You are viewing a plain text version of this content. The canonical link for it is here.

Posted to java-user@lucene.apache.org by John Kleven <jo...@gmail.com> on 2007/04/02 20:38:55 UTC

short documents = help me tweak Similarity??

My documents are cars...
i.e.,
Nissan Altima Sports Package
Nissan Altima Standard

The problem I have is when i search "Nissan Altima", I want to get the 2nd
hit back first, i.e. "Nissan Altima Standard", because it is shorter.
However, this doesn't happen.  They are both scored the exact same.

I know that the lengthNorm in Similarity is using 1/sqrt(numTerms), and you
would think that would be enuff to make sure the order is correct.  However,
it is not, and I assume this is because of the encode/decode functions that
pack this value into a single byte do not have the granularity to represent
differences between numbers like 1/sqrt(3) vs 1/sqrt(4)??

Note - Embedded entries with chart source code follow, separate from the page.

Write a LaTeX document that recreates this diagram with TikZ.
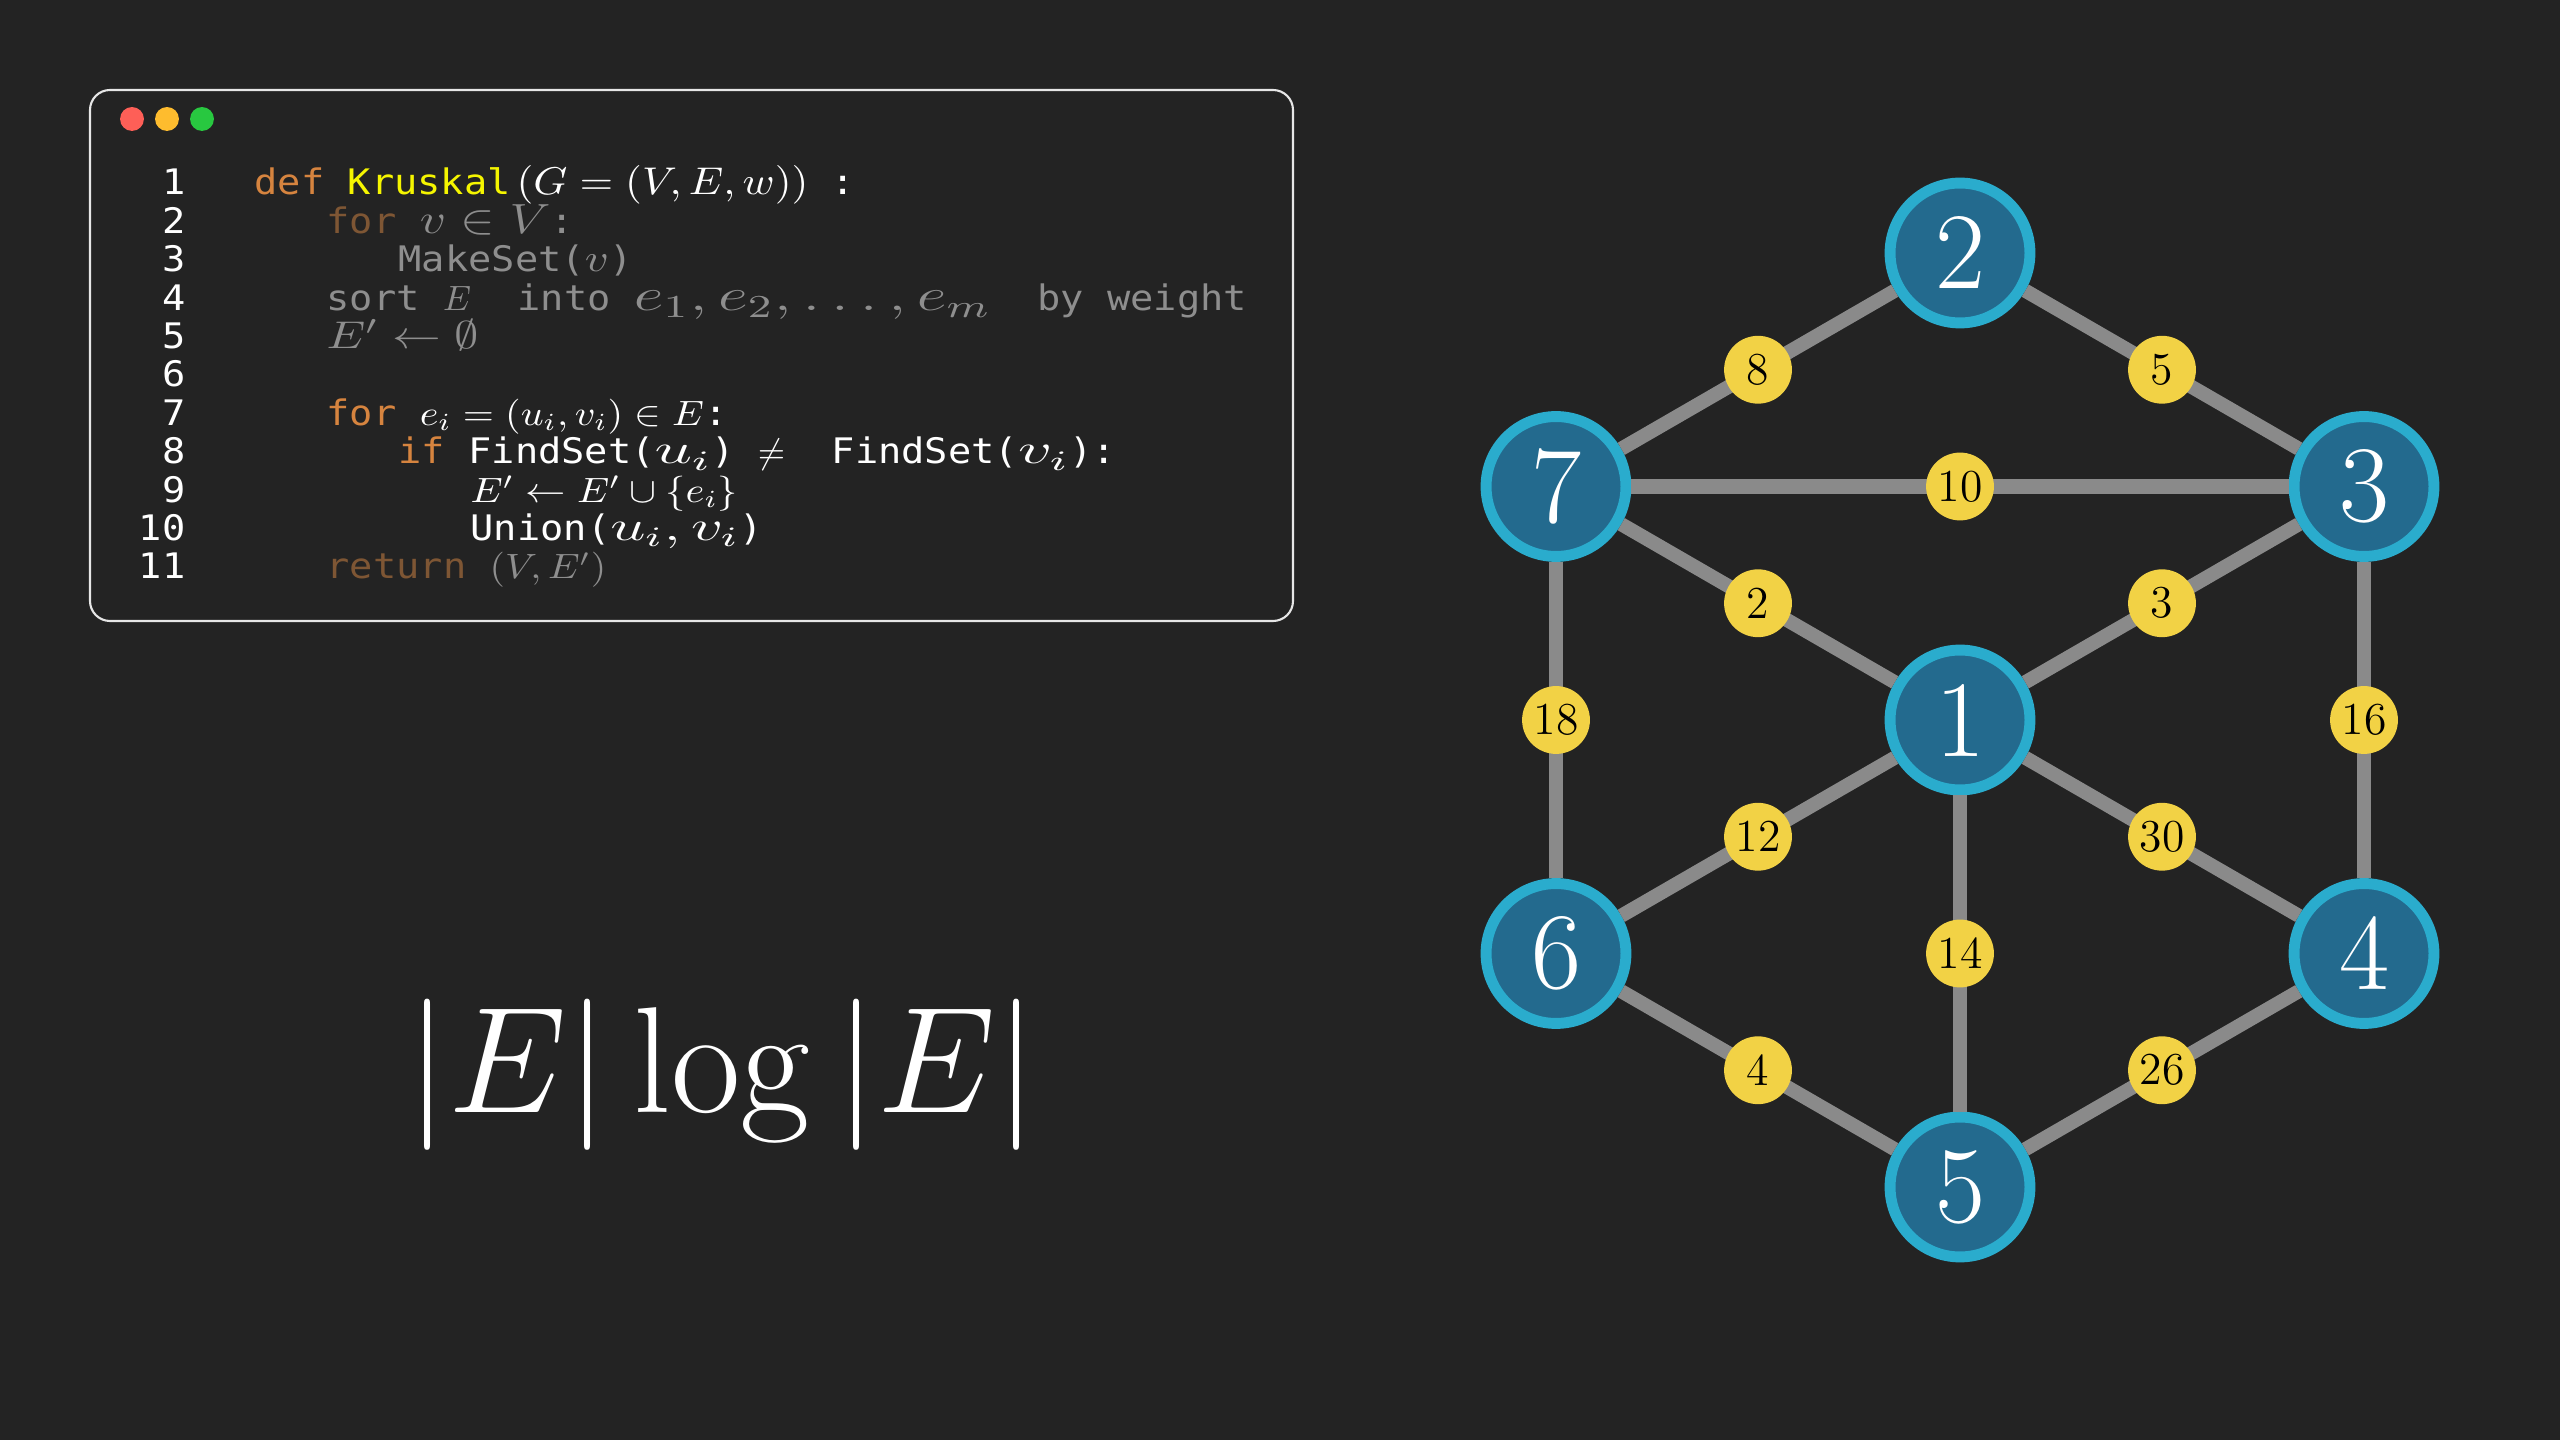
\RequirePackage{fix-cm}
\documentclass[tikz,border=0pt]{standalone}
\usepackage{amsmath,amssymb}
\usepackage{graphicx}
\usepackage{fontspec}
\usepackage{xcolor}
\usepackage{tikz}
\usetikzlibrary{positioning}
\newfontfamily\codefont[FakeStretch=1.1]{DejaVu Sans Mono}
\definecolor{bgc}{HTML}{232323}
\definecolor{framec}{HTML}{E6E6E6}
\definecolor{kwc}{HTML}{D6843F}
\definecolor{kwdim}{HTML}{7E5634}
\definecolor{fnc}{HTML}{F5F500}
\definecolor{dimc}{HTML}{8E8E8E}
\definecolor{vfill}{HTML}{236A8E}
\definecolor{vrim}{HTML}{2AACCD}
\definecolor{edgec}{HTML}{8A8A8A}
\definecolor{wfill}{HTML}{F2D245}
\definecolor{dotr}{HTML}{FE5F57}
\definecolor{doty}{HTML}{FEBC2E}
\definecolor{dotg}{HTML}{28C840}
\newcommand{\kwon}[1]{\textcolor{kwc}{#1}}
\newcommand{\kwoff}[1]{\textcolor{kwdim}{#1}}
\newcommand{\fname}[1]{\textcolor{fnc}{#1}}
% wide math: horizontal stretch, size, formula
\newcommand{\wm}[3]{\scalebox{#1}[1]{\fontsize{#2}{#2}\selectfont$#3$}}
\tikzset{
  vtx/.style={circle, fill=vfill, draw=vrim, line width=3.1pt, minimum size=39.8pt, inner sep=0pt, text=white, font=\fontsize{31}{31}\selectfont},
  wt/.style={circle, fill=wfill, minimum size=19.3pt, inner sep=0pt, text=black, font=\fontsize{13}{13}\selectfont},
  ed/.style={draw=edgec, line width=4pt},
  lnum/.style={anchor=base east, inner sep=0pt, text=white, font=\fontsize{10}{12}\codefont},
  cl/.style={anchor=base west, inner sep=0pt, text=white, font=\fontsize{10}{12}\codefont},
  dot/.style={circle, minimum size=6.8pt, inner sep=0pt}
}
\begin{document}
\begin{tikzpicture}
  \fill[bgc] (0,0) rectangle (25.6,14.4);
  \useasboundingbox (0,0) rectangle (25.6,14.4);

  % Code window
  \draw[framec, line width=0.6pt, rounded corners=0.2cm] (0.90,13.50) rectangle (12.93,8.19);
  \node[dot, fill=dotr] (dr) at (1.32,13.21) {};
  \node[dot, fill=doty] (dy) at (1.67,13.21) {};
  \node[dot, fill=dotg] (dg) at (2.02,13.21) {};

  % Line numbers
  \foreach \i in {1,...,11}
    \node[lnum] (n\i) at (1.86,{12.45-0.384*(\i-1)}) {\i};

  % Code lines
  \node[cl] (c1) at (2.54,12.45) {\kwon{def} \fname{Kruskal}\,\wm{1.12}{11}{(G=(V,E,w))} :};
  \node[cl, text=dimc] (c2) at (3.26,12.066) {\kwoff{for} \wm{1.23}{12}{v\in V}:};
  \node[cl, text=dimc] (c3) at (3.98,11.682) {MakeSet(\wm{1.2}{11}{v})};
  \node[cl, text=dimc] (c4) at (3.26,11.298) {sort $E$~ into \wm{1.43}{13}{e_1,e_2,\ldots,e_m}~ by weight};
  \node[cl, text=dimc] (c5) at (3.26,10.914) {\wm{1.26}{11}{E'\leftarrow\emptyset}};
  \node[cl] (c7) at (3.26,10.146) {\kwon{for} \wm{1.14}{10}{e_i=(u_i,v_i)\in E}:};
  \node[cl] (c8) at (3.98,9.762) {\kwon{if} FindSet(\wm{1.6}{12}{u_i}) $\neq$~ FindSet(\wm{1.6}{12}{v_i}):};
  \node[cl] (c9) at (4.70,9.378) {\wm{1.15}{10}{E'\leftarrow E'\cup\{e_i\}}};
  \node[cl] (c10) at (4.70,8.994) {Union(\wm{1.5}{12}{u_i, v_i})};
  \node[cl, text=dimc] (c11) at (3.26,8.61) {\kwoff{return} \wm{1.13}{10}{(V,E')}};

  % Running time
  \node[anchor=base, inner sep=0pt, text=white, font=\fontsize{43}{50}\selectfont] (cost) at (7.22,3.27) {$|E|\log|E|$};

  % Vertices
  \node[vtx] (v1) at (19.60,7.20) {1};
  \node[vtx] (v2) at (19.60,11.87) {2};
  \node[vtx] (v3) at (23.64,9.535) {3};
  \node[vtx] (v4) at (23.64,4.865) {4};
  \node[vtx] (v5) at (19.60,2.53) {5};
  \node[vtx] (v6) at (15.56,4.865) {6};
  \node[vtx] (v7) at (15.56,9.535) {7};

  % Weighted edges
  \draw[ed] (v7) -- node[wt] {8} (v2);
  \draw[ed] (v2) -- node[wt] {5} (v3);
  \draw[ed] (v7) -- node[wt] {10} (v3);
  \draw[ed] (v7) -- node[wt] {2} (v1);
  \draw[ed] (v3) -- node[wt] {3} (v1);
  \draw[ed] (v7) -- node[wt] {18} (v6);
  \draw[ed] (v3) -- node[wt] {16} (v4);
  \draw[ed] (v1) -- node[wt] {12} (v6);
  \draw[ed] (v1) -- node[wt] {30} (v4);
  \draw[ed] (v1) -- node[wt] {14} (v5);
  \draw[ed] (v6) -- node[wt] {4} (v5);
  \draw[ed] (v4) -- node[wt] {26} (v5);
\end{tikzpicture}
\end{document}
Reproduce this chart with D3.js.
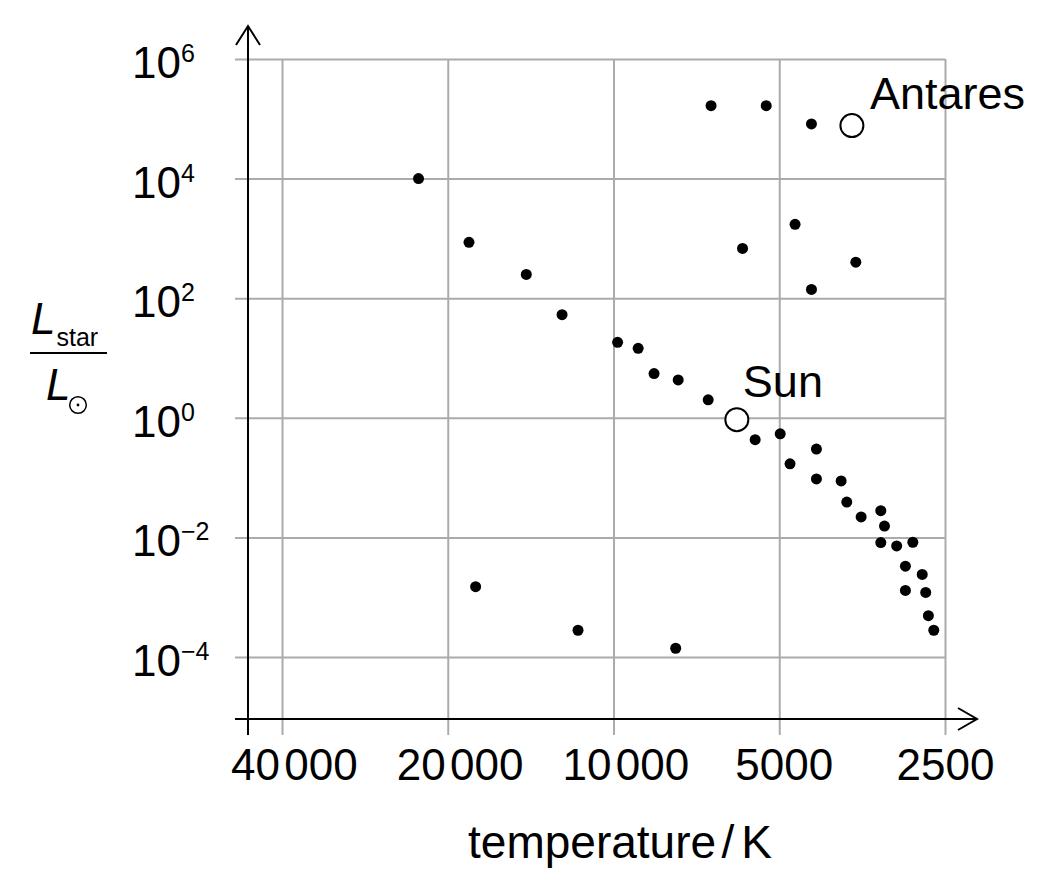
<!DOCTYPE html>
<html>
<head>
<meta charset="utf-8">
<script src="https://cdn.jsdelivr.net/npm/d3@7"></script>
<style>
  body { margin: 0; background: #fff; }
  svg { display: block; font-family: "Liberation Sans", Arial, sans-serif; }
</style>
</head>
<body>
<svg id="chart" width="1051" height="892"></svg>
<script>
// tick values
const xTicks = [40000, 20000, 10000, 5000, 2500];
const yTicks = [1e6, 1e4, 1e2, 1, 1e-2, 1e-4];

// ordinary stars: temperature (K) and luminosity (L / L_sun)
const starTemps = [
  6650, 5280, 4370, 4680, 5830, 3630, 4370,
  22600, 18300, 14400, 12400, 9830, 9020, 8440, 7630, 6730,
  5530, 4980, 4780, 4280, 4280, 3860, 3770, 3550, 3270, 3220,
  3270, 3060, 2860, 2950, 2750, 2950, 2710, 2680, 2620,
  17800, 11600, 7710
];
const starLums = [
  1.66e5, 1.66e5, 8.2e4, 1720, 680, 400, 140,
  1.0e4, 860, 250, 53, 18.3, 14.5, 5.5, 4.3, 2.0,
  0.43, 0.54, 0.17, 0.30, 0.095, 0.088, 0.039, 0.022, 0.028, 0.0155,
  0.0082, 0.0072, 0.0083, 0.0033, 0.0024, 0.0013, 0.0012, 0.00049, 0.00028,
  0.0015, 0.00028, 0.00014
];

// named stars
const namedStars = ['Antares', 'Sun'];
const namedTemps = [3690, 5970];
const namedLums = [7.7e4, 0.93];

// layout
const plot = { left: 282, right: 945, top: 59, bottom: 657 };
const axisX = 248, axisY = 719;
const gridLeft = 235, gridBottom = 735;
const bigFont = 44, labelFont = 45, titleFont = 46, supFont = 25;

const svg = d3.select('#chart');

const x = d3.scaleLog().domain([40000, 2500]).range([plot.left, plot.right]);
const y = d3.scaleLog().domain([1e-4, 1e6]).range([plot.bottom, plot.top]);

// vertical grid lines + temperature labels
const xAxis = d3.axisBottom(x)
  .tickValues(xTicks)
  .tickSize(-(gridBottom - plot.top))
  .tickPadding(14)
  .tickFormat(() => '');

const gx = svg.append('g')
  .attr('transform', 'translate(0,' + gridBottom + ')')
  .call(xAxis);
gx.select('.domain').remove();
gx.selectAll('.tick line').attr('stroke', '#ababab').attr('stroke-width', 2);
gx.selectAll('.tick text')
  .attr('font-size', bigFont)
  .attr('fill', '#000')
  .attr('font-family', '"Liberation Sans", Arial, sans-serif')
  .attr('dx', d => d >= 10000 ? '0.27em' : d >= 5000 ? '0.1em' : '0')
  .each(function(d) {
    const t = d3.select(this);
    if (d >= 10000) {
      const s = String(d);
      t.append('tspan').text(s.slice(0, s.length - 3));
      t.append('tspan').attr('dx', '0.1em').text(s.slice(-3));
    } else {
      t.text(String(d));
    }
  });

// horizontal grid lines
const yAxis = d3.axisLeft(y)
  .tickValues(yTicks)
  .tickSize(-(plot.right - gridLeft))
  .tickFormat(() => '');

const gy = svg.append('g')
  .attr('transform', 'translate(' + gridLeft + ',0)')
  .call(yAxis);
gy.select('.domain').remove();
gy.selectAll('.tick line').attr('stroke', '#ababab').attr('stroke-width', 2);
gy.selectAll('.tick text').remove();

// luminosity labels as powers of ten
const yLabels = svg.append('g')
  .selectAll('text')
  .data(yTicks)
  .join('text')
  .attr('x', 132)
  .attr('y', d => y(d) + 19)
  .attr('font-size', bigFont)
  .attr('fill', '#000');
yLabels.append('tspan').text('10');
yLabels.append('tspan')
  .attr('font-size', supFont)
  .attr('dy', -16)
  .text(d => {
    const e = Math.round(Math.log10(d));
    return e < 0 ? '\u2212' + (-e) : String(e);
  });

// axes with arrow heads
const axes = svg.append('g')
  .attr('stroke', '#000')
  .attr('stroke-width', 2)
  .attr('fill', 'none');
axes.append('line')
  .attr('x1', gridLeft).attr('y1', axisY)
  .attr('x2', 977).attr('y2', axisY);
axes.append('polyline')
  .attr('points', [[958, axisY - 11], [977, axisY], [958, axisY + 11]].join(' '));
axes.append('line')
  .attr('x1', axisX).attr('y1', gridBottom)
  .attr('x2', axisX).attr('y2', 26);
axes.append('polyline')
  .attr('points', [[axisX - 12, 45], [axisX, 26], [axisX + 12, 45]].join(' '));

// stars
svg.append('g')
  .selectAll('circle')
  .data(starTemps.map((t, i) => ({ t: t, l: starLums[i] })))
  .join('circle')
  .attr('cx', d => x(d.t))
  .attr('cy', d => y(d.l))
  .attr('r', 5.5)
  .attr('fill', '#000');

// named stars, drawn as open circles with a label
const labelOffset = { Antares: [18, -17], Sun: [6, -23] };
const named = svg.append('g')
  .selectAll('g')
  .data(namedStars.map((n, i) => ({ n: n, t: namedTemps[i], l: namedLums[i] })))
  .join('g')
  .attr('transform', d => 'translate(' + x(d.t) + ',' + y(d.l) + ')');
named.append('circle')
  .attr('r', 11.5)
  .attr('fill', '#fff')
  .attr('stroke', '#000')
  .attr('stroke-width', 2);
named.append('text')
  .attr('x', d => labelOffset[d.n][0])
  .attr('y', d => labelOffset[d.n][1])
  .attr('font-size', labelFont)
  .attr('fill', '#000')
  .text(d => d.n);

// x axis title
const xt = svg.append('text')
  .attr('x', 620)
  .attr('y', 858)
  .attr('text-anchor', 'middle')
  .attr('font-size', titleFont)
  .attr('fill', '#000');
xt.append('tspan').text('temperature');
xt.append('tspan').attr('dx', '0.12em').text('/');
xt.append('tspan').attr('dx', '0.15em').text('K');

// y axis title: L_star / L_sun
const yt = svg.append('g');
const num = yt.append('text').attr('x', 31).attr('y', 334).attr('fill', '#000');
num.append('tspan').attr('font-size', bigFont).attr('font-style', 'italic').text('L');
num.append('tspan').attr('font-size', supFont).attr('dx', 1).attr('dy', 12).text('star');
yt.append('line')
  .attr('x1', 30).attr('x2', 107)
  .attr('y1', 353).attr('y2', 353)
  .attr('stroke', '#000').attr('stroke-width', 2);
yt.append('text')
  .attr('x', 46).attr('y', 400)
  .attr('font-size', bigFont)
  .attr('font-style', 'italic')
  .attr('fill', '#000')
  .text('L');
yt.append('circle')
  .attr('cx', 78).attr('cy', 405).attr('r', 8.3)
  .attr('fill', 'none').attr('stroke', '#000').attr('stroke-width', 1.5);
yt.append('circle')
  .attr('cx', 78).attr('cy', 405).attr('r', 1.4)
  .attr('fill', '#000');
</script>
</body>
</html>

Is the suggested approach here to re-write the encode/decode operations, or
is there any easier way?

Thanks kindly -
John

Re: short documents = help me tweak Similarity??

Posted by Grant Ingersoll <gs...@apache.org>.

It is the right forum, silence just means either no one knows the  
answer or no one who knows the answer has read it...  Such is the  
nature of the community.

Have you looked at overriding similarity with your own  
implementation?  Have you done explain() calls on the docs to see  
where the scores are coming from?  You may be seeing other factors at  
play.

You might also try searching the archives for length normalization.   
I seem to recall someone talking about the opposite problem, calling  
it "fair" similarity, so maybe you could use that as a basis for your  
implementation (by doing the opposite).

-Grant


On Apr 5, 2007, at 1:45 PM, John Kleven wrote:

> Sorry to re-post -- is this the correct forum for questions like  
> this?  I
> think that writing a new encode/decode operation should help  
> alleviate my
> problem, but thought that this must be fairly widespread issue for  
> people
> using lucene for "non-web-page" searches (i.e., shorter documents)
>
> Thanks again,
> John
>
> On 4/2/07, John Kleven <jo...@gmail.com> wrote:
>>
>> My documents are cars...
>> i.e.,
>> Nissan Altima Sports Package
>> Nissan Altima Standard
>>
>> The problem I have is when i search "Nissan Altima", I want to get  
>> the 2nd
>> hit back first, i.e. "Nissan Altima Standard", because it is shorter.
>> However, this doesn't happen.  They are both scored the exact same.
>>
>> I know that the lengthNorm in Similarity is using 1/sqrt 
>> (numTerms), and
>> you would think that would be enuff to make sure the order is  
>> correct.
>> However, it is not, and I assume this is because of the encode/decode
>> functions that pack this value into a single byte do not have the
>> granularity to represent differences between numbers like 1/sqrt 
>> (3) vs
>> 1/sqrt(4)??
>>
>> Is the suggested approach here to re-write the encode/decode  
>> operations,
>> or is there any easier way?
>>
>> Thanks kindly -
>> John

--------------------------
Grant Ingersoll
Center for Natural Language Processing
http://www.cnlp.org

Read the Lucene Java FAQ at http://wiki.apache.org/jakarta-lucene/ 
LuceneFAQ



---------------------------------------------------------------------
To unsubscribe, e-mail: java-user-unsubscribe@lucene.apache.org
For additional commands, e-mail: java-user-help@lucene.apache.org

Re: short documents = help me tweak Similarity??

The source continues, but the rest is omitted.